Rewriting the equation as:

\(\vec{r} = 0\hat{i} + 0\hat{j} + 1\hat{k} + t(-\hat{i} + \hat{j} + 0\hat{k}) + p(-\hat{i} + 0\hat{j} + \hat{k})\)

where 

\(0\hat{i} + 0\hat{j} + \hat{k}\) is the position vector of the point (0, 0, 1) in the plane and

\(-\hat{i} + \hat{j} + 0\hat{k}\) and \(-\hat{i} + 0\hat{j} + \hat{k}\) are vectors in the plane.

Also, \(\overrightarrow{AQ} = (10 - x_{1})\hat{i} + (15 - y_{1})\hat{j} + (20 - z_{1})\hat{k}\) is a vector perpendicular to the plane, hence also perpendicular to the vectors \(-\hat{i} + \hat{j} + 0\hat{k}\) and \(-\hat{i} + 0\hat{j} + \hat{k}\).

\(\implies (10 - x_{1})(-1) + (15 - y_{1})(1) + (20 - z_{1})(0) = 0\) and

      \((10 - x_{1})(-1) + (15 - y_{1})(0) + (20 - z_{1})(1) = 0\).

\(\implies x_{1} - y_{1} + 5 = 0\) and

      \(x_{1} - z_{1} + 10 = 0\).

Let letter B denote the point (0, 0, 1) on the plane. Define \(\overrightarrow{BA}\). This is also a vector in the plane.

\(\overrightarrow{BA} = (x_{1} - 0)\hat{i} + (y_{1} - 0)\hat{j} + (z_{1} - 1)\hat{k}\)

From the equation, \(-\hat{i} + \hat{j} + 0\hat{k}\) and \(-\hat{i} + 0\hat{j} + \hat{k}\) are vectors in the plane, hence their cross product \((-\hat{i} + \hat{j} + 0\hat{k}) \times (-\hat{i} + 0\hat{j} + \hat{k})\) will be a vector perpendicular to the plane. 

\(\implies \overrightarrow{BA} \cdot [(-\hat{i} + \hat{j} + 0\hat{k}) \times (-\hat{i} + 0\hat{j} + \hat{k})] = 0\)

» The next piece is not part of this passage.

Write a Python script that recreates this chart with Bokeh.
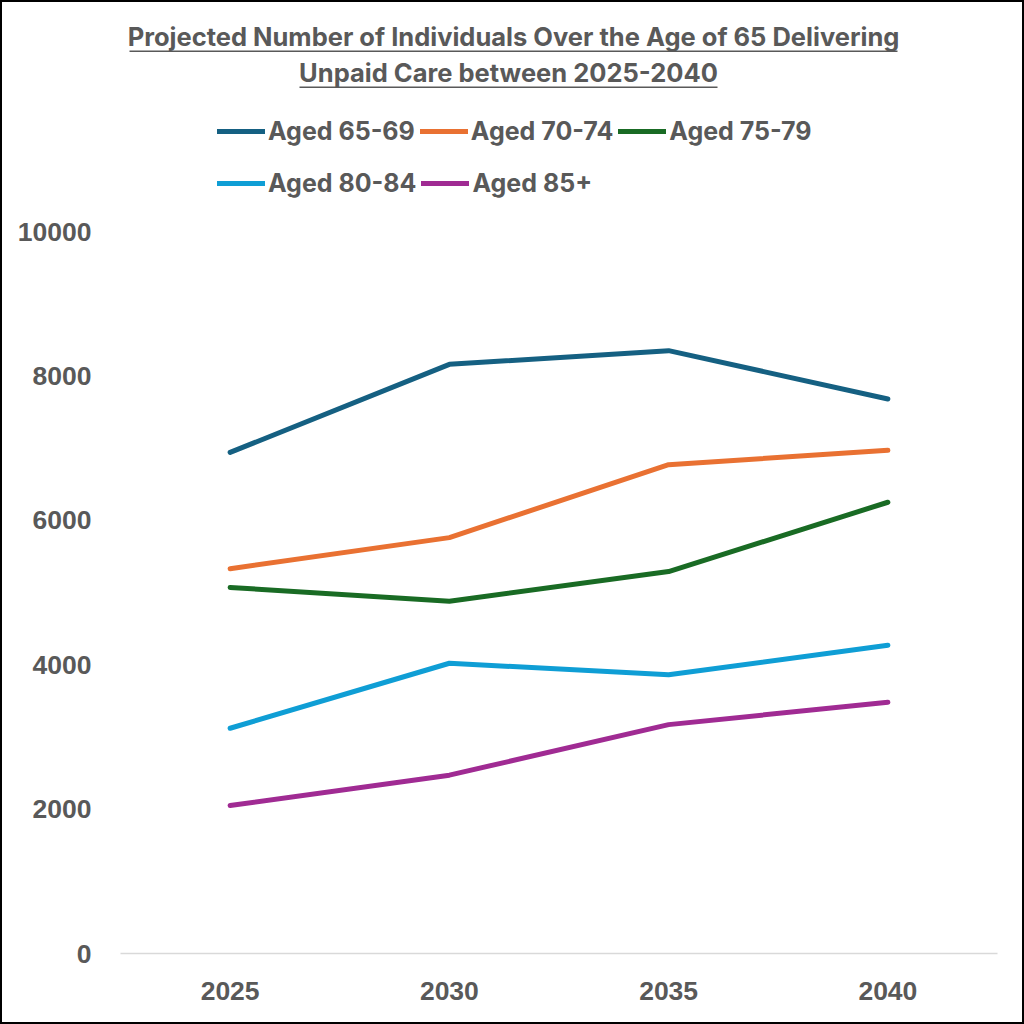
from bokeh.plotting import figure
from bokeh.models import (FactorRange, Range1d, FixedTicker, Legend, LegendItem,
                          Label, BoxAnnotation, InlineStyleSheet)
from bokeh.embed import file_html
from bokeh.resources import INLINE

# Projected carers aged 65+ by age band
years = ["2025", "2030", "2035", "2040"]
aged_65_69 = [6940, 8160, 8350, 7680]
aged_70_74 = [5330, 5760, 6770, 6970]
aged_75_79 = [5070, 4880, 5290, 6250]
aged_80_84 = [3120, 4020, 3860, 4270]
aged_85_plus = [2050, 2470, 3170, 3480]

series_names = ["Aged 65-69", "Aged 70-74", "Aged 75-79", "Aged 80-84", "Aged 85+"]
series_values = [aged_65_69, aged_70_74, aged_75_79, aged_80_84, aged_85_plus]
colors = ["#156082", "#E97132", "#196B24", "#0F9ED5", "#A02B93"]

y_ticks = [0, 2000, 4000, 6000, 8000, 10000]

title_lines = ["Projected Number of Individuals Over the Age of 65 Delivering",
               "Unpaid Care between 2025-2040"]

TEXT = "#595959"
W = H = 1024

# pixel layout of the plotting area
FRAME_L, FRAME_R, FRAME_B = 120, 997, 953
Y_TOP_TICK = 231                # where 10000 sits

# the frame runs up to the top of the canvas so the header can live inside it
y_end = y_ticks[-1] * FRAME_B / (FRAME_B - Y_TOP_TICK)


def sx(px):
    """Canvas x -> screen x measured from the frame's left edge."""
    return px - FRAME_L


def sy(py):
    """Canvas y (from top) -> screen y measured up from the frame bottom."""
    return FRAME_B - py


p = figure(width=W, height=H, x_range=FactorRange(*years, range_padding=0),
           y_range=Range1d(0, y_end), output_backend="svg", toolbar_location=None,
           min_border_left=FRAME_L, min_border_right=W - FRAME_R,
           min_border_top=0, min_border_bottom=H - FRAME_B)
# thin black frame round the whole chart, drawn above the canvas
p.stylesheets = [InlineStyleSheet(css="""
:host { position: relative; }
:host::after {
  content: ""; position: absolute; left: 0; top: 0; right: 0; bottom: 0;
  border: 2px solid black; box-sizing: border-box;
  pointer-events: none; z-index: 100;
}
""")]
p.outline_line_color = None
p.background_fill_color = "white"
p.border_fill_color = "white"
p.grid.visible = False

# axes
p.yaxis.ticker = FixedTicker(ticks=y_ticks)
p.yaxis.axis_line_color = None
p.yaxis.major_tick_line_color = None
p.yaxis.minor_tick_line_color = None
p.yaxis.major_label_standoff = 23
p.xaxis.axis_line_color = "#D9D9D9"
p.xaxis.axis_line_width = 1.5
p.xaxis.major_tick_line_color = None
p.xaxis.minor_tick_line_color = None
p.xaxis.major_label_standoff = 22
for ax in (p.xaxis, p.yaxis):
    ax.major_label_text_font = "Liberation Sans"
    ax.major_label_text_font_style = "bold"
    ax.major_label_text_font_size = "26.5px"
    ax.major_label_text_color = TEXT

renderers = []
for name, vals, col in zip(series_names, series_values, colors):
    r = p.line(years, vals, line_color=col, line_width=5,
               line_cap="round", line_join="round")
    renderers.append(r)

items = [LegendItem(label=n, renderers=[r]) for n, r in zip(series_names, renderers)]


def make_legend(its, bottom_y):
    lg = Legend(items=its, orientation="horizontal",
                location=(sx(217), sy(bottom_y)))
    lg.padding = 0
    lg.margin = 0
    lg.spacing = 5
    lg.glyph_width = 48
    lg.glyph_height = 20
    lg.label_standoff = 3
    lg.label_height = 20
    lg.border_line_color = None
    lg.background_fill_alpha = 0
    lg.label_text_font = "Inter"
    lg.label_text_font_style = "bold"
    lg.label_text_font_size = "25px"
    lg.label_text_color = TEXT
    return lg


p.add_layout(make_legend(items[:3], 146))
p.add_layout(make_legend(items[3:], 198))

# two-line underlined title
title_size = 25.5
title_rows = [
    # text, y anchor, underline y, centre x, underline width
    (title_lines[0], 36, 50, 513, 768),
    (title_lines[1], 72, 86, 508, 418),
]
for text, anchor_y, line_y, cx, uw in title_rows:
    p.add_layout(Label(x=sx(cx), y=sy(anchor_y), x_units="screen", y_units="screen",
                       text=text, text_align="center", text_baseline="alphabetic",
                       text_font="Inter", text_font_style="bold",
                       text_font_size=f"{title_size}px", text_color=TEXT))
    p.add_layout(BoxAnnotation(left=sx(cx - uw / 2), right=sx(cx + uw / 2),
                               top=sy(line_y), bottom=sy(line_y + 1.5),
                               left_units="screen", right_units="screen",
                               top_units="screen", bottom_units="screen",
                               fill_color=TEXT, fill_alpha=1, line_color=None,
                               level="overlay"))

open("out.html", "w").write(file_html(p, INLINE))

\(\implies (x_{1} - 0)(1) + (y_{1} - 0)(1) + (z_{1} - 1)(1) = 0\)

\(\implies x_{1} + y_{1} + z_{1} = 1\)

And from earlier we had these two equations

\(x_{1} - y_{1} + 5 = 0\) and

 \(x_{1} - z_{1} + 10 = 0\)

Adding these two will give us

\(2x_{1} - (y_{1} + z_{1}) + 15 = 0\)

\(\implies 2x_{1} - (1 - x_{1}) + 15 = 0\)

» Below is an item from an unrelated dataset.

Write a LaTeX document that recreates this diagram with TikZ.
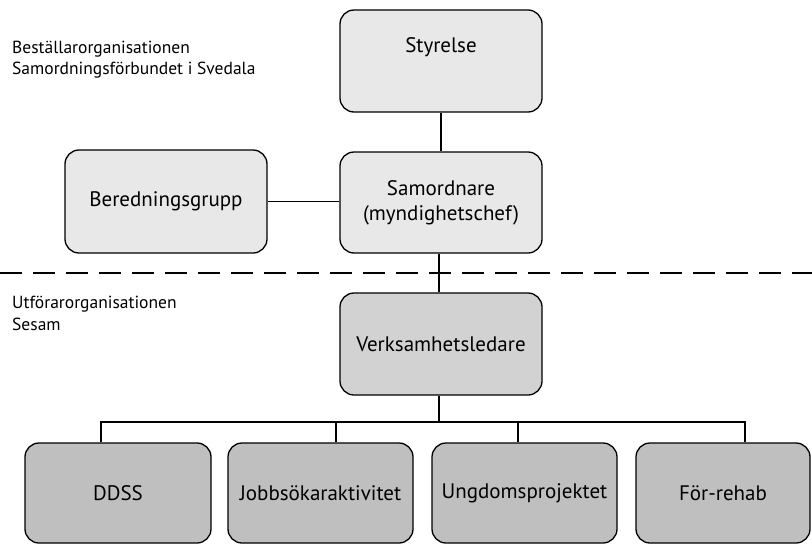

\(\implies x_{1} = -\frac{14}{3}\)

\(\implies y_{1} = -\frac{14}{3} + 5 = \frac{1}{3}\) and 

             \(z_{1} = -\frac{14}{3} + 10 = \frac{16}{3}\)

Substituting the values of \(x_{1}, y_{1}, z_{1}\) in the equations for \(\alpha, \beta, \gamma\):

\(\alpha = 2(-\frac{14}{3}) - 10 = -\frac{58}{3}\),

\(\beta = 2(\frac{1}{3}) - 15 = -\frac{43}{3}\) and

\(\gamma = 2(\frac{16}{3}) - 20 = -\frac{28}{3}\)

Let’s check the options now.

A) \(3(\alpha + \beta) = -101\)

     \(\implies 3(\frac{- 58 - 43}{3}) = -101\)

    \(\implies -101 = -101\) which is true

B) \(3(\beta + \gamma) = -71\)

   \(\implies 3(\frac{- 43 - 28}{3}) = -71\)

    \(\implies -71 = -71\) which is true

C) \(3(\gamma + \alpha) = -86\)

    \(\implies 3(\frac{- 28 - 58}{3}) = -86\)

    \(\implies -86 = -86\) which is true

D) \(3(\alpha + \beta + \gamma) = -121\)

     \(\implies 3(\frac{- 58 - 43 - 28}{3}) = -121\)

    \(\implies - 129 = -121\) which is not true

\(\implies\) Options A, B and C are True.